NASA's first new wind tunnel in 40 years will turn science fiction to fact
Flying cars. Space tourism. Safe reentry for astronauts coming back from Mars.
These technologies are still science fiction, but some won't be for much longer, according to Charles "Mike" Fremaux, NASA Langley Research Center's chief engineer for intelligent flight systems.
To test these concepts, particularly in regard to public and military safety, NASA Langley is building its first new wind tunnel in over 40 years. The NASA Flight Dynamic Research Facility, a project Fremaux has been pursuing for 25 years, will replace two smaller wind tunnels that are around 80 years old. The center's most recent and largest, the National Transonic Facility, was built in 1980.
"These facilities are really kind of tailor-made for doing a lot of that work," he said at a presentation at the Virginia Air & Space Science Center in Hampton on Tuesday. The talk was part of NASA Langley's Sigma Series community lectures.

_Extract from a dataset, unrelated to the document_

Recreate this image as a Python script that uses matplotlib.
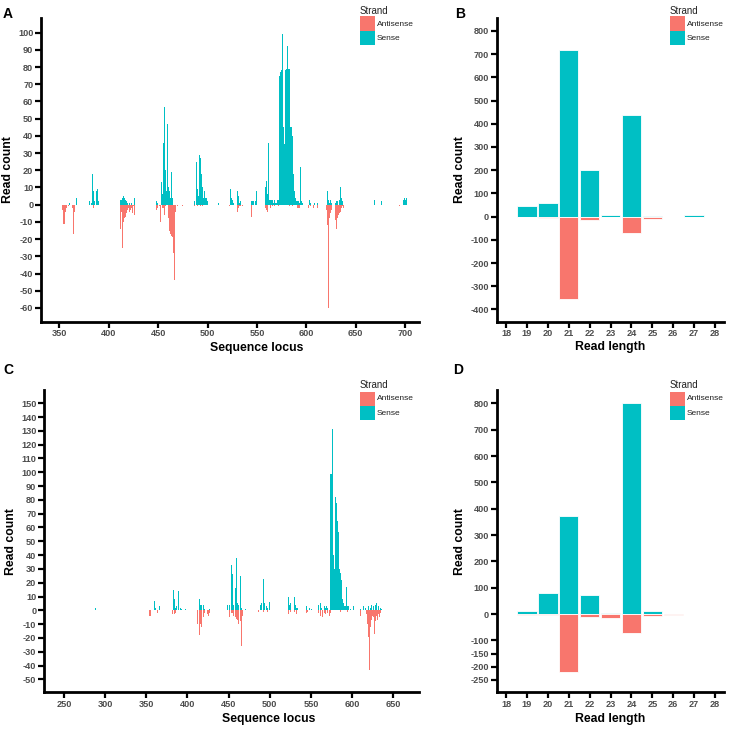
import matplotlib
matplotlib.use("Agg")
import matplotlib.pyplot as plt
from matplotlib.patches import Rectangle

plt.rcParams['font.family'] = ['Liberation Sans', 'DejaVu Sans']
plt.rcParams['axes.unicode_minus'] = False

SENSE = '#00BFC4'
ANTI = '#F8766D'

# Panel A: read count per sequence locus
a_sense_pos = [360, 367, 381, 383, 384, 385, 386, 388, 389, 390,
               412, 413, 414, 415, 416, 417, 418, 419, 421, 423, 426,
               448, 449, 453, 454, 455, 456, 457, 458, 459, 460, 461, 462, 463, 464, 465,
               487, 489, 490, 491, 492, 493, 494, 495, 496, 497, 498, 499, 500,
               511, 523, 524, 525, 526, 530, 531, 532, 533,
               544, 545, 546, 547, 549, 550,
               559, 560, 561, 562, 563, 564, 565, 566, 567, 568, 569, 570, 571, 572,
               573, 574, 575, 576, 577, 578, 579, 580, 581, 582, 583, 584,
               585, 586, 587, 588, 589, 590, 591, 592, 593, 594, 595, 596,
               603, 604, 608, 611,
               621, 622, 623, 624, 625, 630, 631, 632, 634, 635, 636, 637,
               669, 676, 698, 699, 700, 701]
a_sense_val = [1, 4, 2, 1, 18, 8, 2, 8, 9, 2,
               3, 3, 4, 5, 4, 3, 2, 1, 1, 1, 4,
               2, 1, 13, 6, 36, 57, 20, 8, 8, 47, 10, 8, 4, 19, 4,
               2, 25, 9, 5, 29, 27, 18, 10, 4, 8, 4, 4, 2,
               1, 9, 4, 3, 1, 8, 5, 1, 2,
               22, 2, 2, 2, 2, 8,
               10, 14, 6, 36, 3, 3, 3, 3, 1, 3, 1, 1, 3, 3,
               75, 77, 78, 99, 45, 35, 78, 79, 92, 79, 79, 45,
               45, 40, 18, 8, 4, 2, 2, 2, 1, 22, 2, 1,
               3, 1, 1, 1,
               8, 3, 1, 3, 1, 1, 2, 2, 3, 10, 4, 2,
               3, 2, 3, 4, 3, 4]
a_anti_pos = [353, 354, 355, 356, 357, 359, 363, 364, 365, 385,
              412, 413, 414, 415, 416, 417, 418, 419, 420, 421, 422, 423, 424, 425, 426,
              448, 449, 451, 452, 454, 455, 456, 457, 459, 461, 462, 463, 464, 465, 466, 467, 468,
              470, 475, 487, 490, 493, 495,
              522, 530, 531, 532, 533, 535, 544, 545,
              559, 560, 561, 564, 566, 568, 572,
              583, 586, 591, 592, 593, 602, 604, 607, 611,
              620, 621, 622, 623, 624, 625, 629, 630, 631, 632, 633, 634, 635, 636, 637, 638,
              694]
a_anti_val = [-3, -11, -11, -4, -2, -1, -2, -17, -4, -2,
              -14, -4, -25, -10, -8, -7, -5, -3, -2, -4, -3, -2, -5, -1, -6,
              -3, -2, -1, -10, -2, -2, -6, -1, -2, -8, -15, -17, -18, -19, -28, -44, -4,
              -1, -1, -1, -1, -1, -1,
              -1, -4, -2, -1, -1, -1, -4, -7,
              -2, -3, -4, -2, -1, -1, -1,
              -1, -1, -2, -2, -2, -2, -1, -2, -2,
              -3, -12, -60, -8, -5, -3, -5, -9, -14, -8, -6, -5, -4, -2, -1, -2,
              -1]

# Panel C: read count per sequence locus
c_sense_pos = [288, 360, 361, 363, 366, 374,
               383, 384, 385, 387, 389, 391, 392, 393, 398,
               414, 415, 416, 417, 419, 420, 421, 425, 427,
               448, 449, 451, 453, 454, 455, 456, 458, 459, 460, 461, 462, 464, 465, 466, 470,
               488, 489, 490, 492, 493, 494, 496, 497, 499, 500,
               523, 524, 525, 527, 530, 531, 532, 534,
               544, 545, 548, 550, 551,
               559, 561, 562, 563, 566, 568, 569, 570, 572,
               574, 575, 576, 577, 578, 579, 580, 581, 582, 583, 584,
               585, 586, 587, 588, 589, 590, 591, 592, 593, 594,
               596, 598, 601, 602, 606, 610,
               612, 614, 616, 618, 620, 622, 624, 626, 628, 630, 632, 634, 636]
c_sense_val = [2, 7, 2, 1, 3, 1,
               15, 8, 2, 3, 14, 3, 2, 1, 1,
               5, 8, 4, 4, 4, 1, 1, 2, 1,
               4, 4, 4, 33, 28, 26, 4, 16, 8, 38, 5, 4, 25, 4, 2, 1,
               7, 4, 5, 23, 12, 5, 3, 2, 3, 6,
               10, 4, 5, 2, 10, 4, 2, 2,
               10, 3, 2, 4, 1,
               4, 26, 5, 2, 3, 2, 3, 2, 3,
               99, 99, 131, 40, 30, 30, 82, 78, 65, 57, 48,
               30, 27, 22, 8, 7, 5, 3, 3, 17, 3,
               3, 1, 3, 3, 2, 1,
               2, 3, 2, 3, 3, 2, 4, 3, 4, 5, 3, 2, 1]
c_anti_pos = [354, 355, 357, 363, 364, 382, 384, 385,
              412, 414, 415, 416, 417, 419, 420, 421, 424, 426, 427,
              451, 453, 454, 455, 456, 458, 459, 460, 461, 462, 464, 465, 466, 467,
              486, 492, 497,
              523, 525, 530, 532, 533, 545, 546,
              559, 562, 564, 566, 568, 570, 572, 573, 574,
              586, 594, 606, 610, 612,
              617, 618, 619, 620, 621, 622, 623, 624, 625, 626, 627, 628, 629, 630,
              631, 632, 633, 634, 635]
c_anti_val = [-4, -4, -2, -10, -2, -3, -3, -2,
              -10, -26, -18, -10, -12, -5, -3, -2, -3, -4, -2,
              -5, -2, -5, -2, -4, -5, -8, -6, -7, -10, -8, -12, -26, -4,
              -1, -1, -1,
              -3, -1, -1, -3, -1, -2, -1,
              -2, -4, -5, -2, -3, -2, -2, -4, -2,
              -1, -1, -2, -4, -2,
              -3, -5, -10, -19, -43, -12, -8, -7, -4, -5, -17, -8, -12, -4,
              -7, -3, -5, -2, -3]

# Panels B and D: read count per read length
read_len = [18, 19, 20, 21, 22, 23, 24, 25, 26, 27, 28]
b_sense = [0, 47, 59, 719, 200, 5, 437, 2, 0, 5, 0]
b_anti = [0, -3, -8, -355, -15, -2, -70, -12, -3, 0, 0]
d_sense = [0, 12, 79, 372, 71, 6, 800, 10, 0, 0, 0]
d_anti = [0, -3, -3, -219, -11, -14, -73, -6, -3, 0, 0]

W, H = 733, 729
fig = plt.figure(figsize=(W / 100, H / 100), dpi=100)


def box(x0, y0, x1, y1):
    # pixel box -> figure fraction [left, bottom, width, height]
    return [x0 / W, 1 - y1 / H, (x1 - x0) / W, (y1 - y0) / H]


def style(ax, yticks, xticks):
    for s in ['top', 'right']:
        ax.spines[s].set_visible(False)
    for s in ['left', 'bottom']:
        ax.spines[s].set_linewidth(2.0)
    ax.tick_params(length=4, width=1.6, pad=1.5, labelsize=6.6,
                   labelcolor='#4D4D4D', color='black')
    ax.set_yticks(yticks)
    ax.set_xticks(xticks)
    for lab in ax.get_xticklabels() + ax.get_yticklabels():
        lab.set_fontweight('bold')
    ax.set_ylabel('Read count', fontsize=8.8, fontweight='bold', labelpad=3)


axA = fig.add_axes(box(41, 18, 419, 321.7))
axA.bar(a_sense_pos, a_sense_val, width=1.0, color=SENSE, linewidth=0)
axA.bar(a_anti_pos, a_anti_val, width=1.0, color=ANTI, linewidth=0)
axA.set_xlim(331.5, 714)
axA.set_ylim(-68, 108.5)
style(axA, list(range(-60, 101, 10)), list(range(350, 701, 50)))
axA.set_xlabel('Sequence locus', fontsize=8.8, fontweight='bold')
axA.xaxis.set_label_coords(0.571, -0.068)

axB = fig.add_axes(box(496.7, 18, 724, 321.7))
axB.bar(read_len, b_sense, width=0.93, color=SENSE, edgecolor='white', linewidth=0.6)
axB.bar(read_len, b_anti, width=0.93, color=ANTI, edgecolor='white', linewidth=0.6)
axB.set_xlim(17.55, 28.43)
axB.set_ylim(-453, 856)
style(axB, list(range(-400, 801, 100)), read_len)
axB.set_xlabel('Read length', fontsize=8.8, fontweight='bold', labelpad=2)

axC = fig.add_axes(box(44, 390, 419.3, 692.3))
axC.bar(c_sense_pos, c_sense_val, width=1.0, color=SENSE, linewidth=0)
axC.bar(c_anti_pos, c_anti_val, width=1.0, color=ANTI, linewidth=0)
axC.set_xlim(225.7, 681.6)
axC.set_ylim(-59.4, 159.6)
style(axC, list(range(-50, 151, 10)), list(range(250, 651, 50)))
axC.set_xlabel('Sequence locus', fontsize=8.8, fontweight='bold')
axC.xaxis.set_label_coords(0.600, -0.068)

axD = fig.add_axes(box(496.7, 390, 724, 692.3))
axD.bar(read_len, d_sense, width=0.93, color=SENSE, edgecolor='white', linewidth=0.6)
axD.bar(read_len, d_anti, width=0.93, color=ANTI, edgecolor='white', linewidth=0.6)
axD.set_xlim(17.55, 28.43)
axD.set_ylim(-297, 851)
style(axD, [-250, -200, -150, -100] + list(range(0, 801, 100)), read_len)
axD.set_xlabel('Read length', fontsize=8.8, fontweight='bold', labelpad=3)

# panel letters
for lab, x, y in [('A', 3, 14.5), ('B', 455, 14.5), ('C', 3, 370), ('D', 453, 370)]:
    fig.text(x / W, 1 - y / H, lab, fontsize=10, fontweight='bold', va='center', ha='left')


# legends
def legend(x, y):
    fig.text(x / W, 1 - y / H, 'Strand', fontsize=7, color='#222222', va='center', ha='left')
    for i, (c, name) in enumerate([(ANTI, 'Antisense'), (SENSE, 'Sense')]):
        y0 = y + 6 + i * 14.2
        fig.add_artist(Rectangle((x / W, 1 - (y0 + 14.2) / H), 15 / W, 14.2 / H,
                                 transform=fig.transFigure, facecolor=c, edgecolor='none'))
        fig.text((x + 17) / W, 1 - (y0 + 7.5) / H, name, fontsize=6, color='#222222',
                 va='center', ha='left')


legend(360, 10.5)
legend(670, 10.5)
legend(360, 385.5)
legend(670, 385.5)

fig.savefig('out.png', dpi=100)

"That's not our traditional wheelhouse. We haven't tested anything with a propeller on it in decades."
That's because many new craft will depend on electric vertical takeoff and landing, or "eVTOL," technology. With likely dozens or even hundreds of private vehicles in the airways, research is needed to understand how vehicles will react in real-world conditions.
Fremaux expects some of these technologies will likely be mainstream by 2040 or sooner.
The $43.2 million federal government contract to design and build the 25,000-square-foot facility went to BL Harbert International, a construction company based in Birmingham, Alabama. It is expected to open in early 2025.
The wind tunnel will be 130 feet tall, Fremaux said, comparing its capabilities to those it will replace: The 12-foot, Low-Speed Spin Tunnel built in 1939 and the 20-foot, Vertical Spin Tunnel built in 1940.
One project he worked on using the center's other wind tunnels—there are currently around 16 operating, Fremaux said—was the Stardust Mission in 2006, the first spacecraft to bring back material from outside the moon's orbit.
Without parachute technology developed at NASA Langley, it wouldn't have been possible to recover samples from that mission, Fremaux said.
Now, along with testing the next generation of commercial, earthbound aviation, the Flight Dynamics Research Facility will provide experimental support for entry, descent and landing of missions returning from the moon and Mars, as well as exploration of Venus and Titan, a moon of Saturn.
The research will support human space exploration, contributing to the possibility of safe landing and reentry on a human mission to Mars.
The research will be similar to some NASA Langley has performed for nearly 100 years as public and private air traffic went from hard-to-imagine to hard-to-imagine-life-without, Fremaux said.
The tunnel will provide safeguards not just to the public, but for the technicians who work there.
"How are the models going to be launched and retrieved?" audience member Ronald Hermansderfer, 89, asked, referring to small, free-flying scale models.
"The plan is to do that just like we do now; a very skilled technician is going to launch the models by hand. That's not a joke," Fremaux said to murmurs from the audience. "That's true, and we have one right here, now retired, who did it for many years. So I know that was a loaded question."
Fremaux recognized Hermansderfer, who worked at the center as a technician from 1983 to 2002. Hermansderfer's job was dangerous; if someone opened the wrong door elsewhere in the facility, affecting the pressure differential, a technician could be sucked into the wind tunnel while launching a model.
The new system will have a pressure equalization system, Fremaux said.
After the talk, Hermansderfer said that, as a kid, he used to set paper airplanes on fire and throw them out of windows. He did something remarkably similar in the testing tunnels at Langley. But it never really occurred to him he was in danger.
His son—also named Ronald Hermansderfer and also retired from NASA Langley—laughed.
"Maybe they just didn't tell you," he said.